Она отмахнулась и вдруг меня заметила. Вслед за ней и вся троица повернулась.
– Что, братиш, проблемы? – спросил старший.
Не узнал меня. А девушка узнала, распахнула глаза, ладошкой рот прикрыла, чтобы не закричать.
– Это он, – только и смогла сказать.
Старший не понял, кто он. А другой пригляделся да и говорит:
– Это ж мы его отмудохали в прошлый раз.
Старший подошёл ближе.
– Валил бы ты отсюда, фраерок.
Злобно так сказал, на выдохе. С хрипотцой, с угрозой, кулаки сжал.
А я не хотел уходить. Сам бы я ни за что не решился выйти из клетки своего тела, даже если бы был уверен, что всё получится. А эти трое помогли, всё как надо сделали. Теперь нужно их отблагодарить.
Я взял его рукой за лицо и чуть сжал пальцы. Короткий крик ударил мне в ладонь и затих. Кости сухо хрустнули, я почувствовал, как под давлением лопнул его мозг. Несчастный успел только ухватиться за мои пальцы, но руки его тут же обмякли.
Другой пытался помочь, я ткнул его в грудь. Рёбра треснули, проткнули лёгкие, и он быстро захлебнулся своей кровью. Третий, попытался убежать, в своих тяжёлых «Гриндерсах». Но, видно, от ужаса, ноги его отказали. Он стал ползти. Я наступил ему на обе лодыжки, они захрустели и стали безвольными культями. Та же участь постигла его руки и позвоночник.

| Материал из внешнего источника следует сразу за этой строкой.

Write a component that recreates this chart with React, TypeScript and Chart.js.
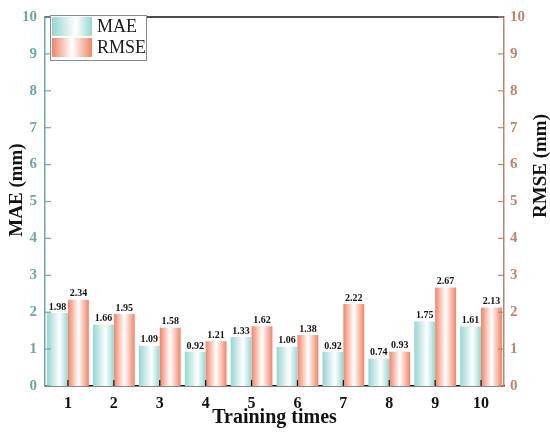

Я обернулся. Девушка стояла посреди дорожки, в оцепенении и совершенно седая.
* * *
– Хотя, наверное, тебе ещё рано слушать такие истории.
Лизонька насупилась.
– Ты не смотри, что я маленькая. Я ведь понимаю, что мы уже не вернёмся. Так что не страшно.
Я кивнул. Ей тоже ничего не угрожало.
В палате аппарат жизнедеятельности «качал» моё уже мёртвое, спрятанное за ширмой разбитое тело. «Травмы, несовместимые с жизнью» – так будет написано в заключении судебно-медицинского эксперта.